Sunday, November 11, 2012

SEC Fan's Guide to Mizzou Baseball: Other Rivals

Mizzou Baseball's biggest rivals are the ones they just left behind, in the Big 12.
  • Kansas, of course, has been the Tigers' biggest rival going on 100+ years, as we talked about last week.  There's always hope that at some point the Bill Self will get over having his panties in a wad, or maybe the rest of the athletic department will tell him to shut up and let them get back to making piles of money playing Mizzou.  Until then, the Border War is is over.

  • MU's chief rivals in the Big 12 were the former Big 8 rivals, the teams Missouri has been playing for most of a century, first in the original Missouri Valley, then in the Big 6, the Big 7 and finally the Big 8:  Oklahoma State, Oklahoma, Kansas State, Nebraska.  And Iowa State and Colorado back when they still had baseball.  I suspect some of those teams may make guest appearances on the MU non-conference schedule in the years to come.

  • The only team that became a serious rival among the former Southwest conference that joined into the Big 12 is Texas.  That's because the Longhorns are so arrogant they're easy to hate.  And Missouri always gave Augie's Dogies every thing they could handle. Texas leads Missouri by just 34-30 all-time.
Beyond the Big 12 conference, MU has developed some other rivalries as well.

Missouri State and Missouri play a home-and-away mid-week series each year, usually separated by a week or two.  After MU swept MSU this year, The Tigers lead the Bears 23-22 all-time.

There's some bad blood in the hearts of many Missouri fans ever since what once was called Southwest Missouri State stole our original name of Missouri State University.

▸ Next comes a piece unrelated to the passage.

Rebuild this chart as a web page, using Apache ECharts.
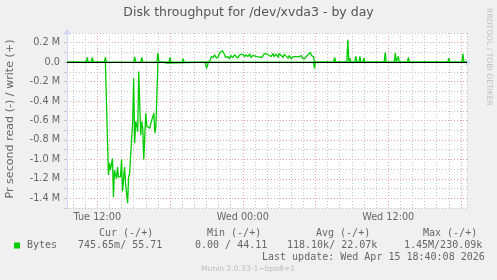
<!DOCTYPE html>
<html><head><meta charset="utf-8">
<script src="https://cdn.jsdelivr.net/npm/echarts@6/dist/echarts.min.js"></script>
<style>html,body{margin:0;padding:0;background:#f0f0f0}#c{width:497px;height:280px}</style>
</head><body><div id="c"></div>
<script>
// ---- data (x = 5-minute slot counted from Tue 00:00; y = bytes per second) ----
const chartTitle = 'Disk throughput for /dev/xvda3 - by day';
const yAxisTitle = 'Pr second read (-) / write (+)';
const xRange = [114, 510];                 // Tue 09:30 .. Wed 18:30
const xTickSlots = [144, 288, 432];
const xTickLabels = ['Tue 12:00', 'Wed 00:00', 'Wed 12:00'];
const yRange = [-1500000, 300000];
const yTickValues = [200000, 0, -200000, -400000, -600000, -800000, -1000000, -1200000, -1400000];
const yTickLabels = ['0.2 M', '0.0', '-0.2 M', '-0.4 M', '-0.6 M', '-0.8 M', '-1.0 M', '-1.2 M', '-1.4 M'];
const seriesName = 'Bytes';
const readPoints = [
  [114,0],[152,0],[153,0],[155,1160000],[156,1040000],[157,1110000],[159,990000],[160,1390000],
  [161,1110000],[163,1200000],[164,1080000],[165,1180000],[167,1180000],[168,1000000],[169,1330000],
  [171,1080000],[172,1250000],[174,1450000],[175,1180000],[176,1140000],[177,1130000],[179,610000],
  [180,165000],[181,835000],[182,610000],[183,646000],[184,715000],[185,97000],[187,750000],
  [188,610000],[189,680000],[190,1000000],[192,526000],[193,660000],[194,650000],[196,680000],
  [197,630000],[198,595000],[200,526000],[201,730000],[202,660000],[204,0],[209,0],[210,10000],
  [213,10000],[214,0],[251,0],[252,62000],[253,40000],[254,0],[358,0],[359,65000],[360,0],[510,0]
];
const writePoints = [
  [114,0],[133,0],[134,50000],[135,0],[138,0],[139,50000],[140,0],[151,0],[152,50000],[153,0],
  [180,0],[181,55000],[182,0],[187,0],[188,50000],[189,0],[203,0],[204,93000],[205,0],
  [215,0],[216,50000],[217,0],[228,0],[229,35000],[230,0],
  [254,0],[256,24000],[257,58000],[259,48000],[260,76000],[262,41000],[264,58000],[265,93000],
  [268,117000],[270,76000],[271,48000],[273,58000],[275,34000],[276,69000],[278,48000],[280,76000],
  [281,58000],[283,41000],[285,76000],[286,58000],[288,83000],[290,55000],[291,76000],[293,58000],
  [295,86000],[296,48000],[298,69000],[299,62000],[302,58000],[304,55000],[307,48000],[309,83000],
  [311,89000],[313,76000],[314,83000],[316,58000],[318,89000],[319,58000],[321,83000],[323,48000],
  [324,89000],[326,69000],[328,48000],[329,83000],[331,62000],[333,41000],[334,69000],[336,34000],
  [338,58000],[339,76000],[341,58000],[342,69000],[344,55000],[346,69000],[347,41000],[349,34000],
  [351,58000],[352,69000],[355,103000],[356,69000],[358,55000],[359,0],
  [378,0],[379,50000],[380,0],[391,0],[392,230000],[393,8000],[394,40000],[395,0],
  [399,0],[400,60000],[401,0],[403,0],[404,60000],[405,0],[407,0],[408,40000],[409,0],
  [428,0],[429,100000],[430,0],[438,0],[439,93000],[440,0],[441,0],[442,60000],[443,0],
  [451,0],[452,50000],[453,0],[491,0],[492,40000],[493,0],[505,0],[506,85000],[507,0],[510,0]
];
const statHeaders = ['Cur (-/+)', 'Min (-/+)', 'Avg (-/+)', 'Max (-/+)'];
const statValues = ['745.65m/ 55.71', '0.00 / 44.11', '118.10k/ 22.07k', '1.45M/230.09k'];
const lastUpdate = 'Last update: Wed Apr 15 18:40:08 2026';
const footerText = 'Munin 2.0.33-1~bpo8+1';
const sideText = 'RRDTOOL / TOBI OETIKER';

// ---- layout / style ----
const headerX = [99, 207, 316, 423];
const valueX = [78, 195, 287, 404];
const GREEN = '#00cc00', TXT = '#666666', AX = '#cfd6f8';
const GRID_G = '#c4c4c4', GRID_R = '#eba3a3';
const SANS = 'DejaVu Sans', MONO = 'DejaVu Sans Mono';

const chart = echarts.init(document.getElementById('c'), null, {renderer: 'canvas'});

const graphics = [
  {type: 'text', x: 248.5, y: 12.5, style: {text: chartTitle, font: '12.5px "' + SANS + '"', fill: '#555', textAlign: 'center', textVerticalAlign: 'middle'}},
  {type: 'text', x: 10, y: 119, rotation: Math.PI / 2, style: {text: yAxisTitle, font: '11.1px "' + SANS + '"', fill: TXT, textAlign: 'center', textVerticalAlign: 'middle'}},
  {type: 'text', x: 489, y: 57, rotation: -Math.PI / 2, style: {text: sideText, font: '7.6px "' + SANS + '"', fill: '#c0c0c0', textAlign: 'center', textVerticalAlign: 'middle'}},
  {type: 'text', x: 248, y: 269, style: {text: footerText, font: '7.6px "' + SANS + '"', fill: '#bdbdbd', textAlign: 'center', textVerticalAlign: 'middle'}},
  {type: 'text', x: 262, y: 257.5, style: {text: lastUpdate, font: '10px "' + MONO + '"', fill: TXT, textAlign: 'left', textVerticalAlign: 'middle'}}
];
statHeaders.forEach((t, i) => graphics.push({type: 'text', x: headerX[i], y: 233.5, style: {text: t, font: '10px "' + MONO + '"', fill: TXT, textAlign: 'left', textVerticalAlign: 'middle'}}));
statValues.forEach((t, i) => graphics.push({type: 'text', x: valueX[i], y: 245.5, style: {text: t, font: '10px "' + MONO + '"', fill: TXT, textAlign: 'left', textVerticalAlign: 'middle'}}));

const option = {
  animation: false,
  backgroundColor: '#f0f0f0',
  grid: {left: 67, top: 33, width: 400, height: 175, show: true, backgroundColor: '#ffffff', borderWidth: 0, containLabel: false, outerBoundsMode: 'none'},
  legend: {
    data: [seriesName], left: 14, top: 239.5, padding: 0, icon: 'rect', itemWidth: 6, itemHeight: 6, itemGap: 0,
    textStyle: {fontFamily: MONO, fontSize: 10, color: TXT, padding: [0, 0, 0, 2], lineHeight: 12},
    selectedMode: false
  },
  xAxis: {
    type: 'value', min: xRange[0], max: xRange[1], minInterval: 12, maxInterval: 12,
    axisLine: {show: true, lineStyle: {color: AX, width: 1}, symbol: ['none', 'arrow'], symbolSize: [6, 6], symbolOffset: [0, 4]},
    axisTick: {show: true, length: 2, lineStyle: {color: '#c8c8c8'}},
    axisLabel: {
      margin: 4, fontFamily: SANS, fontSize: 9.7, color: TXT,
      formatter: v => { const i = xTickSlots.indexOf(Math.round(v)); return (i >= 0 && Math.abs(v - xTickSlots[i]) < 1e-6) ? xTickLabels[i] : ''; }
    },
    splitLine: {show: true, lineStyle: {color: [GRID_G, GRID_G, GRID_G, GRID_R, GRID_G, GRID_G], type: [1, 2], width: 1}}
  },
  yAxis: {
    type: 'value', min: yRange[0], max: yRange[1], interval: 100000,
    axisLine: {show: true, lineStyle: {color: AX, width: 1}, symbol: ['none', 'arrow'], symbolSize: [6, 6], symbolOffset: [0, 4]},
    axisTick: {show: true, length: 3, lineStyle: {color: '#c8c8c8'}},
    axisLabel: {
      margin: 7, fontFamily: SANS, fontSize: 9.7, color: TXT,
      formatter: v => { const i = yTickValues.indexOf(Math.round(v)); return i >= 0 ? yTickLabels[i] : ''; }
    },
    splitLine: {show: true, lineStyle: {color: [GRID_G, GRID_R], type: [1, 2], width: 1}}
  },
  series: [
    {
      name: seriesName, type: 'line', showSymbol: false, symbol: 'none', color: GREEN,
      lineStyle: {color: GREEN, width: 1.3}, data: readPoints.map(p => [p[0], -p[1]]),
      markLine: {silent: true, symbol: ['none', 'none'], label: {show: false}, lineStyle: {color: '#000', type: 'solid', width: 1}, data: [{yAxis: 0}]}
    },
    {
      name: seriesName, type: 'line', showSymbol: false, symbol: 'none', color: GREEN,
      lineStyle: {color: GREEN, width: 1.3}, data: writePoints.map(p => [p[0], p[1]])
    }
  ],
  graphic: graphics
};
chart.setOption(option);
</script></body></html>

Mizzou used to play a home-and-away series each season against the other two in-state D-1 teams as well, but somehow SLU and SEMO have dropped off the schedule in the past few years.  It could have something to do with MU dominating those series 72-17 and 21-9, respectively.

There has been a bit of bad blood spilt with some other "rivals" in the past decade or so.

Coach Tim Jamieson and
Catcher Trevor Coleman
2007 Regional
Louisville is not a favorite among Missouri fans, ever since the 2007 Regional Mizzou hosted.  There was some show-boating and taunting done by former Louisville OF Chris Dominguez, which has lingered in the minds of fans who were around then.

Missouri and Louisville met up again in the Tucson Regional this past June, and there was some talk about avenging that game, but the only people on either team who were still around from 2007 were coaches and their assistants.  Getting beat 11-3 in the final game of the season isn't very impressive in the annals of vengeance, either.

Vengeance was sweeter against Charlotte this past year.  In 2011 the Tigers traveled to Charlotte and got beat 3 out of 4 games.  But the Mizzou coaches and players were not pleased about the arrogant way Charlotte ran up the score in the final 22-7 game of that series. They exacted their revenge a year later, taking three straight from Charlotte.  A fourth game was rained out.

Missouri has some mid-week opponents that show up on the schedule almost every year, but none of them could be called heated rivalries at all.

Illinois and Missouri have met a Busch Stadium in St. Louis over the past 2-3 years, but that inter-state rivalry has never generated much heat outside of basketball.

Beyond the Big 12 and the in-state teams, the only teams on the all-time head-to-head list that MU has played any significant number of times are all smaller schools that Missouri hasn't played for decades (like Washington U in St. Louis -- MU has a 52-28 record against them, all ancient history).

There is one other major school Missouri has played a significant number of times, posting a 28-20-1 all-time record against them.  Most of that is pretty old history, but there is some hope of renewing that rivalry.  That team is our closest neighbor in the SEC:  Ar-Kansas.